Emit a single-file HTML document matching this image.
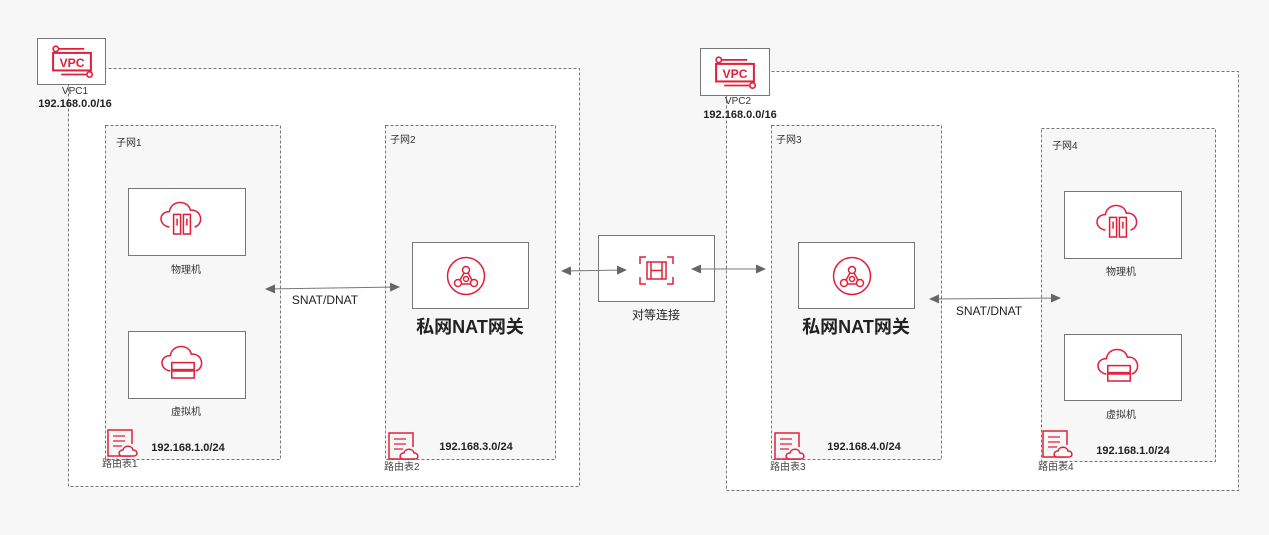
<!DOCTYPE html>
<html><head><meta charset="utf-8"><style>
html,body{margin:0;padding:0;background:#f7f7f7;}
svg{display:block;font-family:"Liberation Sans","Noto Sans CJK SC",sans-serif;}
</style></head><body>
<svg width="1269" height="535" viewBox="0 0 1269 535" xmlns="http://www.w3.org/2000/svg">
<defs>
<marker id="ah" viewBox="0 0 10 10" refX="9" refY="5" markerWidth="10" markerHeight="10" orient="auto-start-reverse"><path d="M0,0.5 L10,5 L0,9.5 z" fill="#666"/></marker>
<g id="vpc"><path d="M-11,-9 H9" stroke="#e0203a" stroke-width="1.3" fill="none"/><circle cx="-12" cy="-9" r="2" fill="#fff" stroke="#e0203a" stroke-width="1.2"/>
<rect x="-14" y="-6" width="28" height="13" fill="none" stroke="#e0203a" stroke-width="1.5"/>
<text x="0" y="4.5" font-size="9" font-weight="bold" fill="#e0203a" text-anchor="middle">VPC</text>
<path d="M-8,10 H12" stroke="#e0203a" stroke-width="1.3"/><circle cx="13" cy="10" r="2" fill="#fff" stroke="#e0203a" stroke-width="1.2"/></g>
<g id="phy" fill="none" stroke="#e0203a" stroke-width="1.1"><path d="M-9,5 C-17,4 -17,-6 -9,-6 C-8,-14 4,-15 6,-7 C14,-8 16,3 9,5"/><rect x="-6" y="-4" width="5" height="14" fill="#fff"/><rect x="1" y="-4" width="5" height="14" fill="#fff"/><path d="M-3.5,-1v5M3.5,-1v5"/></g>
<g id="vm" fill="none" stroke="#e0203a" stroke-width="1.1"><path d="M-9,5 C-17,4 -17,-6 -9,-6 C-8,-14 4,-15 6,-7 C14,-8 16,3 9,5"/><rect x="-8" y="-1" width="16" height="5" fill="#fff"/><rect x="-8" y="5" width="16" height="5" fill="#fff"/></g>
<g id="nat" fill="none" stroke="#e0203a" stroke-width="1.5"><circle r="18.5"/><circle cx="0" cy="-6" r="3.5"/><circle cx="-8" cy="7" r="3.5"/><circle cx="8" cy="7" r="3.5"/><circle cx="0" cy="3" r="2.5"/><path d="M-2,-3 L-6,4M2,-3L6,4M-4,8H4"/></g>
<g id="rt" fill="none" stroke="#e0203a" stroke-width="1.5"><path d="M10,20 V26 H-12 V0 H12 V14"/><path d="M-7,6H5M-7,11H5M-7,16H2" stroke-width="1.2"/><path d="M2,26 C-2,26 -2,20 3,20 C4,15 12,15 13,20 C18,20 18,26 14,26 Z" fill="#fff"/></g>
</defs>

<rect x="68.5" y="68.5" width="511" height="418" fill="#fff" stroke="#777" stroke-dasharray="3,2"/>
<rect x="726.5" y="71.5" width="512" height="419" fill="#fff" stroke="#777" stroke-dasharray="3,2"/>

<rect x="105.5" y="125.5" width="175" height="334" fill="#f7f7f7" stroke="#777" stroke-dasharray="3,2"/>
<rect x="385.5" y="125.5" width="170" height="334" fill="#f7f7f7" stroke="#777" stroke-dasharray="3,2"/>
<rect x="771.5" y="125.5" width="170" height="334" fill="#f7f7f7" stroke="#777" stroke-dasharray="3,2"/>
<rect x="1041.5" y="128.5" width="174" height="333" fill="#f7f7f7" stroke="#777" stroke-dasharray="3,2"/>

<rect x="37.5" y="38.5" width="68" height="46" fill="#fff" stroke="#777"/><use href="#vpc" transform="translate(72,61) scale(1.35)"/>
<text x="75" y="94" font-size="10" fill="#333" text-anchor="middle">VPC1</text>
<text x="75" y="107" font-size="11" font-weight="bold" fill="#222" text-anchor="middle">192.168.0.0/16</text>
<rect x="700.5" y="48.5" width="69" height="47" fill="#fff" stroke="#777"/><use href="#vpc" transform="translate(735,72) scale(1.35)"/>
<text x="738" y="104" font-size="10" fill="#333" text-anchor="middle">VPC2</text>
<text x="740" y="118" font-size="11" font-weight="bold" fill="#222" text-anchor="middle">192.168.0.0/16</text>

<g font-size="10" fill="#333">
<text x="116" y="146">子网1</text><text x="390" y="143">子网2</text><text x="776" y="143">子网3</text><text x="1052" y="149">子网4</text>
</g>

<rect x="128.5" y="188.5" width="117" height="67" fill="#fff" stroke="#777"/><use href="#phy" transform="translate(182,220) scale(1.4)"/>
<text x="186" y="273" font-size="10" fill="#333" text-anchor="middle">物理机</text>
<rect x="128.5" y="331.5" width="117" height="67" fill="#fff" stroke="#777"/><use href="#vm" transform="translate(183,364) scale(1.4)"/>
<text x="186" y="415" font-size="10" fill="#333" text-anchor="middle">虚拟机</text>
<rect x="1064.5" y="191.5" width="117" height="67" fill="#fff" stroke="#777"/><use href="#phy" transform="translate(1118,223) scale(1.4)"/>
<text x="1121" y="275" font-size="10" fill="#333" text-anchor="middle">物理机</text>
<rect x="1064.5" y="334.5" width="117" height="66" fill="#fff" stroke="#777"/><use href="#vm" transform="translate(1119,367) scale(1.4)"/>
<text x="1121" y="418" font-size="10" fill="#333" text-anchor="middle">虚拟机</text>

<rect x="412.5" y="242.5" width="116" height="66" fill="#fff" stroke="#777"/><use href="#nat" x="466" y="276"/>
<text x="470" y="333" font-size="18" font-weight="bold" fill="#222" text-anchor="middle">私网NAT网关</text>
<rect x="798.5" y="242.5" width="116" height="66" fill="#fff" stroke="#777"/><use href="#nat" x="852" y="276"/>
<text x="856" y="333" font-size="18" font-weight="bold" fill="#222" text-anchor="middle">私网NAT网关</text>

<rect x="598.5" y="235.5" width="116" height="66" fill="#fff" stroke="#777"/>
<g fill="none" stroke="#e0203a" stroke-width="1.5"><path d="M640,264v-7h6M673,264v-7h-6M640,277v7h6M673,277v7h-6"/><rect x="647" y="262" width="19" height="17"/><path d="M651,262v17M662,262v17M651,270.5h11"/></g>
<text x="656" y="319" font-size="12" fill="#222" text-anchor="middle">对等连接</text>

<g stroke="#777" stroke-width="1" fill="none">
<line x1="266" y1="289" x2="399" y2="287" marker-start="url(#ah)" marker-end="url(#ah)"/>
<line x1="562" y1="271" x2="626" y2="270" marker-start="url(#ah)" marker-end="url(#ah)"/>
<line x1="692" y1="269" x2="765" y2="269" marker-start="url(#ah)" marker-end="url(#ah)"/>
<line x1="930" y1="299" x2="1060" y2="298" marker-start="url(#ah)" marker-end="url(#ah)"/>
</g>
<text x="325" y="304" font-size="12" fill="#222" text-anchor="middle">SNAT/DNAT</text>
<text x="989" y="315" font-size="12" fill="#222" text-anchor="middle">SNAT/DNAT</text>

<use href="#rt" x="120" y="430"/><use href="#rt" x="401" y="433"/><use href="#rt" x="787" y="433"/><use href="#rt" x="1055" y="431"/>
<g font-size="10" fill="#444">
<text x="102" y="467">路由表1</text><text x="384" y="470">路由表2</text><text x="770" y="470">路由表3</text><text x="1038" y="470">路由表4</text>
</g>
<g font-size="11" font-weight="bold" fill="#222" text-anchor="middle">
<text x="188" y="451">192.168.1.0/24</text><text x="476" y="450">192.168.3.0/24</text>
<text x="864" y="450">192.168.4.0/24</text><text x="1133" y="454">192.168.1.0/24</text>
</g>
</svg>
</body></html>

- - - - - - -

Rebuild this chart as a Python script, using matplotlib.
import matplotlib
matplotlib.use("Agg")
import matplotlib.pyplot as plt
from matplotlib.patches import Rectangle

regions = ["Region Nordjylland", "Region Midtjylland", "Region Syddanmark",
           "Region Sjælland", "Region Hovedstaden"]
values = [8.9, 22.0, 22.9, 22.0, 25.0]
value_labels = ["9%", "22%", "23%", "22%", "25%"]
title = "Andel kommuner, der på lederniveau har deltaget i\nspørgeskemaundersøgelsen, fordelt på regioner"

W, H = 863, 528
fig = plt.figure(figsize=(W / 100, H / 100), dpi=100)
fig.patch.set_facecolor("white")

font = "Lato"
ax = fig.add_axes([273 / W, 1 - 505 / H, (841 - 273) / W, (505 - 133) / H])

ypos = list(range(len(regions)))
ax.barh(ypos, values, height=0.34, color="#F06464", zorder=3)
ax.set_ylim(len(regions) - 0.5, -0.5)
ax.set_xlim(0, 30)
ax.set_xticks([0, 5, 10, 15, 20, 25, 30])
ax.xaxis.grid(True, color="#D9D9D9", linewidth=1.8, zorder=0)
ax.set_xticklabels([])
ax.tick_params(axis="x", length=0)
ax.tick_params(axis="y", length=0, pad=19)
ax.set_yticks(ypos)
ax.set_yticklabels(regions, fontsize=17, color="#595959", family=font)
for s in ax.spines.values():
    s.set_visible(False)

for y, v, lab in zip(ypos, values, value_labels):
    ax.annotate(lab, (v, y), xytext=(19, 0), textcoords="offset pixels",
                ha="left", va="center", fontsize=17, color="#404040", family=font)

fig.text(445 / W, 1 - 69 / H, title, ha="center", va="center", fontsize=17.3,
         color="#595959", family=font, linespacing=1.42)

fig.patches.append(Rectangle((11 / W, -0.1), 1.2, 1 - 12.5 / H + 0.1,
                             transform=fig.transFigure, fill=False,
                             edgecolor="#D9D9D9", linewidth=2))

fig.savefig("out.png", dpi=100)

- - - - - - -

_SHORT TASK_
In the listing above, locate the line containing "Rebuild this chart" and the line containing "from matplotlib.patches import Rectangle". Transcribe those two lines and everything between them, exactly as written.

_RESULT_
Rebuild this chart as a Python script, using matplotlib.
import matplotlib
matplotlib.use("Agg")
import matplotlib.pyplot as plt
from matplotlib.patches import Rectangle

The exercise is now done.